Lenders Urged to Help Homeowners in Trouble
In an effort to help borrowers from losing their homes, federal and state banking regulators urged lenders and investors to restructure the loans of millions of at-risk homeowners as their adjustable-rate mortgages reset to a higher rate.
In a joint statement made the Federal Reserve, the Federal Deposit Insurance Corp., the Office of the Comptroller of the Currency, the Office of Thrift Supervision, and the National Credit Union Administration and the Conference of State Banking Supervisors, lenders were called to "review to determine the full extent of their authority to identify borrowers at risk of default" and find a way to keep the borrower in a home.
The statement is a direct effort to address an issue that has bedeviled efforts to restructure loans in the past: Many loans are no longer on the books of the original bank or lender; they have been bundled with others and sold off as securities in the secondary market in a process known as securitization. The originator often remains the loan servicer -- collecting payments on the loan in return for a fee.
The guidance doesn't compel lenders and the investors who buy loans to restructure the loans. What it does is put an added burden on them to try to do so, while clarifying that they shouldn't face negative tax or accounting implications from such restructuring.
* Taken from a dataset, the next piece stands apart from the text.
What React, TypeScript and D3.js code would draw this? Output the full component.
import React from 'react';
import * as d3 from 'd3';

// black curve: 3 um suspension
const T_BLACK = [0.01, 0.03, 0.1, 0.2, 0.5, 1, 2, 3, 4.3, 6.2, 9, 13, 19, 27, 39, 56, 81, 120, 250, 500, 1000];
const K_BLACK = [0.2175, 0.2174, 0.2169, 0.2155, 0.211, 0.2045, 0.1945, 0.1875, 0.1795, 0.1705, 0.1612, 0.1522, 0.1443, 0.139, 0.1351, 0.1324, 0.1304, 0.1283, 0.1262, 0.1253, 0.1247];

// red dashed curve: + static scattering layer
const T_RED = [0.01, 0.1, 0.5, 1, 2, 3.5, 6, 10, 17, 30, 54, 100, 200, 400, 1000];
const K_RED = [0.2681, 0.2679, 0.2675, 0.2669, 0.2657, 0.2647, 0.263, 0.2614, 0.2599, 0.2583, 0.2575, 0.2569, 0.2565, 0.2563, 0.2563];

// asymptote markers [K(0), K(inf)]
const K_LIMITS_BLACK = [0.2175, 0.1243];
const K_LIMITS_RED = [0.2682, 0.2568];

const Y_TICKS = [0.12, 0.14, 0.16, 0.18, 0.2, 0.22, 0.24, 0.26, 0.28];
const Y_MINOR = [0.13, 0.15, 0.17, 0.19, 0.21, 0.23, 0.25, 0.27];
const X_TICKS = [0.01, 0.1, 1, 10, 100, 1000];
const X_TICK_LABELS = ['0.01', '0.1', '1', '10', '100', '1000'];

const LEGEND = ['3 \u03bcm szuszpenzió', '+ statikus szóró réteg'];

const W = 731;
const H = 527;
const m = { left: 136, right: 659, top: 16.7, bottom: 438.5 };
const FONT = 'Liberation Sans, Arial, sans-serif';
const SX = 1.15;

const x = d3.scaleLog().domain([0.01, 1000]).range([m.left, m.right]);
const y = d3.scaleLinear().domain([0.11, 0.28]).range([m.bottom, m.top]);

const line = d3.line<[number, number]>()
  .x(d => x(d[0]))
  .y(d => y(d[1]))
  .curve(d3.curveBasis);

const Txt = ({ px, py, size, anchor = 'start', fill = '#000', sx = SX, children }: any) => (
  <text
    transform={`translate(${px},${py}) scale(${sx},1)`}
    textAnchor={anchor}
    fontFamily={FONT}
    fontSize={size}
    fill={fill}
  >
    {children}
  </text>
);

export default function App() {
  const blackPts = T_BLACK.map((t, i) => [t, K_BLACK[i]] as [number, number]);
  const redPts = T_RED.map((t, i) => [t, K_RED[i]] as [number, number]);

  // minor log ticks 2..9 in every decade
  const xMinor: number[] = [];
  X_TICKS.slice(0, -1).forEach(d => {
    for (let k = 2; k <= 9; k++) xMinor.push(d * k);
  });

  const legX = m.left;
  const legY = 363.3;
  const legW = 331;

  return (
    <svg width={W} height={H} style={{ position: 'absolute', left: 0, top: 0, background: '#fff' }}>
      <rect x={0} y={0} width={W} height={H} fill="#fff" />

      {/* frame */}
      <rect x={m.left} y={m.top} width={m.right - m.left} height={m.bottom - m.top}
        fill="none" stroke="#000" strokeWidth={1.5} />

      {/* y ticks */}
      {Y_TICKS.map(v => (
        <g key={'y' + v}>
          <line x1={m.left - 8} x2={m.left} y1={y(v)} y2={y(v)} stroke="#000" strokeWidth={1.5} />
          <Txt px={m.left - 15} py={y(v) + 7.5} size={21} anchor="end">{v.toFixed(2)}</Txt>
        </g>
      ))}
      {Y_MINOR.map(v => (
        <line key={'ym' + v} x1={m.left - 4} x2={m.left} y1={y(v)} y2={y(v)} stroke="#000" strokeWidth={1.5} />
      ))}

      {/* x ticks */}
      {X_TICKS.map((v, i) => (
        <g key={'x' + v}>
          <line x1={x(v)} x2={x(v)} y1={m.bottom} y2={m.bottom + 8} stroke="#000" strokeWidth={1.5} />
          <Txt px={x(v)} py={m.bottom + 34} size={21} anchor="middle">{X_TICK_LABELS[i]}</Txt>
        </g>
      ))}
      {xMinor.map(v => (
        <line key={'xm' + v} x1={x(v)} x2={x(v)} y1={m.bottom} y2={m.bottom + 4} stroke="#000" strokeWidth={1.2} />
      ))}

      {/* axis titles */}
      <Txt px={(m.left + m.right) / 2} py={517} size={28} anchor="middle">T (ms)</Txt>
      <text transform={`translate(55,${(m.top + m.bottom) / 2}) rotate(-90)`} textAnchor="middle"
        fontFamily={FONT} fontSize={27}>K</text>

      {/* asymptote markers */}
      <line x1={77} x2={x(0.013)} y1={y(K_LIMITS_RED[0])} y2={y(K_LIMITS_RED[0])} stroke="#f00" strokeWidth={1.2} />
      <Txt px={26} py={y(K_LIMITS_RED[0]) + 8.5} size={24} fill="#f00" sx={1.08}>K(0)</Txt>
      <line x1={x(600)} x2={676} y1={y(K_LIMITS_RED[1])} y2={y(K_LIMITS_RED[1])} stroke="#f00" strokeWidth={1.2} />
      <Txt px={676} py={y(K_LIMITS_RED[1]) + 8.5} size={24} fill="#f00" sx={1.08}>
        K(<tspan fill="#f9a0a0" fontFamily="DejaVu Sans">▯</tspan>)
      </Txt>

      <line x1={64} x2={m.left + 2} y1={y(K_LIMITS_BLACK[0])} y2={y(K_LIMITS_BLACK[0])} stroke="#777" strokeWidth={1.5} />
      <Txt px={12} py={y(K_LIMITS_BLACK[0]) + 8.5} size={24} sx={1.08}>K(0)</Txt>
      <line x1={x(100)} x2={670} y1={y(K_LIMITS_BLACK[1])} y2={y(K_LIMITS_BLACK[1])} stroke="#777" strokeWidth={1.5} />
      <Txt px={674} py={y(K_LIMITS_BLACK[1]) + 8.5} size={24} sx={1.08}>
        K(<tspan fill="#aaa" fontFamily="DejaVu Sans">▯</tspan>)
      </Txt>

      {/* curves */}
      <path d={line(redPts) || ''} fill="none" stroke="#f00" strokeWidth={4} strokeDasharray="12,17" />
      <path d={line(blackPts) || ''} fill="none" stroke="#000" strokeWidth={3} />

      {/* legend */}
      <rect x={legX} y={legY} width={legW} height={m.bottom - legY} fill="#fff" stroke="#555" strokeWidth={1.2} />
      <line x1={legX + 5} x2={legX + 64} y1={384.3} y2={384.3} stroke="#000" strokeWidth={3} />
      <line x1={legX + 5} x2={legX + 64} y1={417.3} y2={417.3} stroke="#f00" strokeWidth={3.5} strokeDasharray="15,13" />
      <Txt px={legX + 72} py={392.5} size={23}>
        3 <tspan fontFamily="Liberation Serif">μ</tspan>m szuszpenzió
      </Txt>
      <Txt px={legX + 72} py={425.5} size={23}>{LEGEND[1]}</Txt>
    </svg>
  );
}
This is among the latest in a series of initiatives by regulators and the Bush administration to soften the blow of the subprime crisis.
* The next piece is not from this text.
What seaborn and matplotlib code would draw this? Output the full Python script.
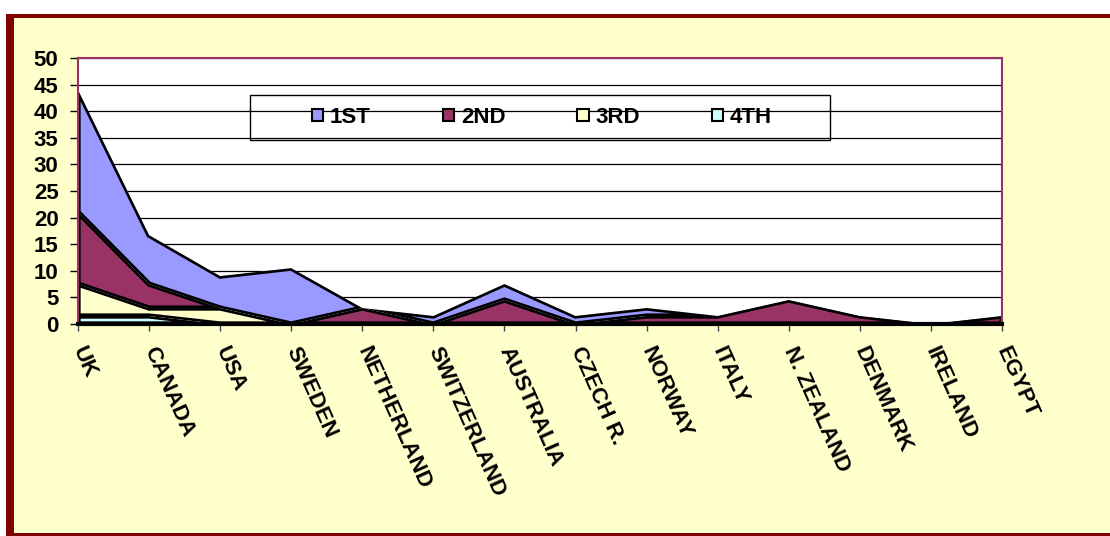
import numpy as np
import pandas as pd
import matplotlib
matplotlib.use("Agg")
import matplotlib.pyplot as plt
from matplotlib.patches import Rectangle, Patch
import seaborn as sns
import seaborn.objects as so

# ---- data ----
countries = ["UK", "CANADA", "USA", "SWEDEN", "NETHERLAND", "SWITZERLAND",
             "AUSTRALIA", "CZECH R.", "NORWAY", "ITALY", "N. ZEALAND",
             "DENMARK", "IRELAND", "EGYPT"]
first = [23, 9.2, 6, 10.5, 0, 1.5, 3, 1.5, 1.5, 0, 0, 0, 0, 0]
second = [13.5, 4.5, 0, 0, 3, 0, 4.5, 0, 1.5, 1.5, 4.5, 1.5, 0, 1.5]
third = [6, 1.5, 3, 0, 0, 0, 0, 0, 0, 0, 0, 0, 0, 0]
fourth = [1.5, 1.5, 0, 0, 0, 0, 0, 0, 0, 0, 0, 0, 0, 0]
series_names = ["1ST", "2ND", "3RD", "4TH"]
colors = {"1ST": "#9999FF", "2ND": "#993366", "3RD": "#FFFFCC", "4TH": "#CCFFFF"}
yticks = list(range(0, 51, 5))

# long table, bottom series first so that the stack goes 4TH -> 1ST
n = len(countries)
frames = []
for name, vals in [("4TH", fourth), ("3RD", third), ("2ND", second), ("1ST", first)]:
    frames.append(pd.DataFrame({"pos": np.arange(n), "value": vals, "series": name}))
df = pd.concat(frames, ignore_index=True)

sns.set_theme(style="white")
plt.rcParams["font.family"] = ["Liberation Sans", "DejaVu Sans"]
plt.rcParams["font.weight"] = "bold"
plt.rcParams["text.color"] = "black"
plt.rcParams["xtick.color"] = "black"
plt.rcParams["ytick.color"] = "black"
plt.rcParams["xtick.labelcolor"] = "black"
plt.rcParams["ytick.labelcolor"] = "black"

W, H = 1110, 536
fig = plt.figure(figsize=(W / 100, H / 100), dpi=100, facecolor="white")


def fx(x):
    return x / W


def fy(y):
    return 1 - y / H


# outer chart border and background
fig.patches.append(Rectangle((fx(6), 0), fx(1200), fy(14), transform=fig.transFigure,
                             facecolor="#800000", edgecolor="none", zorder=-20))
fig.patches.append(Rectangle((fx(14), fy(533)), fx(1200), fy(18) - fy(533),
                             transform=fig.transFigure, facecolor="#FFFFCC",
                             edgecolor="none", zorder=-19))

ax = fig.add_axes([fx(78), fy(324), fx(1002) - fx(78), fy(58) - fy(324)])

(
    so.Plot(df, x="pos", y="value", color="series")
    .add(so.Area(alpha=1, edgecolor="black", edgewidth=1.9), so.Stack(), legend=False)
    .scale(color=colors)
    .on(ax)
    .plot()
)

ax.set_facecolor("white")
ax.set_xlim(0, n - 1)
ax.set_ylim(0, 50)
ax.set_xlabel("")
ax.set_ylabel("")
ax.set_yticks(yticks)
ax.set_yticklabels([str(v) for v in yticks], fontsize=16, fontweight="bold",
                   color="black")
ax.set_xticks(range(n))
ax.set_xticklabels(countries, rotation=-66, ha="left", va="center",
                   rotation_mode="anchor", fontsize=16, fontweight="bold",
                   color="black")
ax.set_axisbelow(True)
ax.yaxis.grid(True, color="black", linewidth=0.9)
ax.xaxis.grid(False)
ax.tick_params(axis="y", left=True, direction="out", length=6, width=1,
               color="black", pad=8)
ax.tick_params(axis="x", bottom=True, direction="out", length=5, width=1,
               color="#444444", pad=12)
for side in ["top", "right", "left"]:
    ax.spines[side].set_color("#993366")
    ax.spines[side].set_linewidth(1.5)
    ax.spines[side].set_visible(True)
ax.spines["bottom"].set_color("black")
ax.spines["bottom"].set_linewidth(3)
ax.spines["bottom"].set_visible(True)

handles = [Patch(facecolor=colors[s], edgecolor="black", linewidth=1.5, label=s)
           for s in series_names]
leg = ax.legend(handles=handles, ncol=4, loc="center",
                bbox_to_anchor=(fx(542), fy(117.5)), bbox_transform=fig.transFigure,
                frameon=False, handlelength=0.5, handleheight=0.5, handletextpad=0.3,
                columnspacing=3.25, prop={"weight": "bold", "size": 16})
for t in leg.get_texts():
    t.set_color("black")
fig.patches.append(Rectangle((fx(250), fy(140)), fx(830) - fx(250), fy(95) - fy(140),
                             transform=fig.transFigure, facecolor="none",
                             edgecolor="black", linewidth=1, zorder=5))

fig.savefig("out.png", dpi=100, facecolor=fig.get_facecolor())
"We cannot tolerate short-term modifications that put off the day of reckoning," Senate Banking Committee chairman Chris Dodd (D., Conn.) said in a statement. "Lenders and servicers must modify loans for long-term affordability."
It is unclear how many borrowers would be helped. FDIC Chairwoman Sheila Bair said rates will reset on 1.3 million subprime mortgages this year and on 1.2 million next year. She said borrowers are still making payments on 85% of the "hybrid" ARMs -- mortgages with rates that remain low for two or three years before resetting sharply higher for the remainder of the 30-year term -- that were underwritten in 2005. But most are at risk of becoming delinquent once their rate resets.
"We think those are good candidates for restructuring or refinancing," she said. The risk of delinquency is even greater for mortgages issued in 2006 when lenders further loosened terms for borrowers.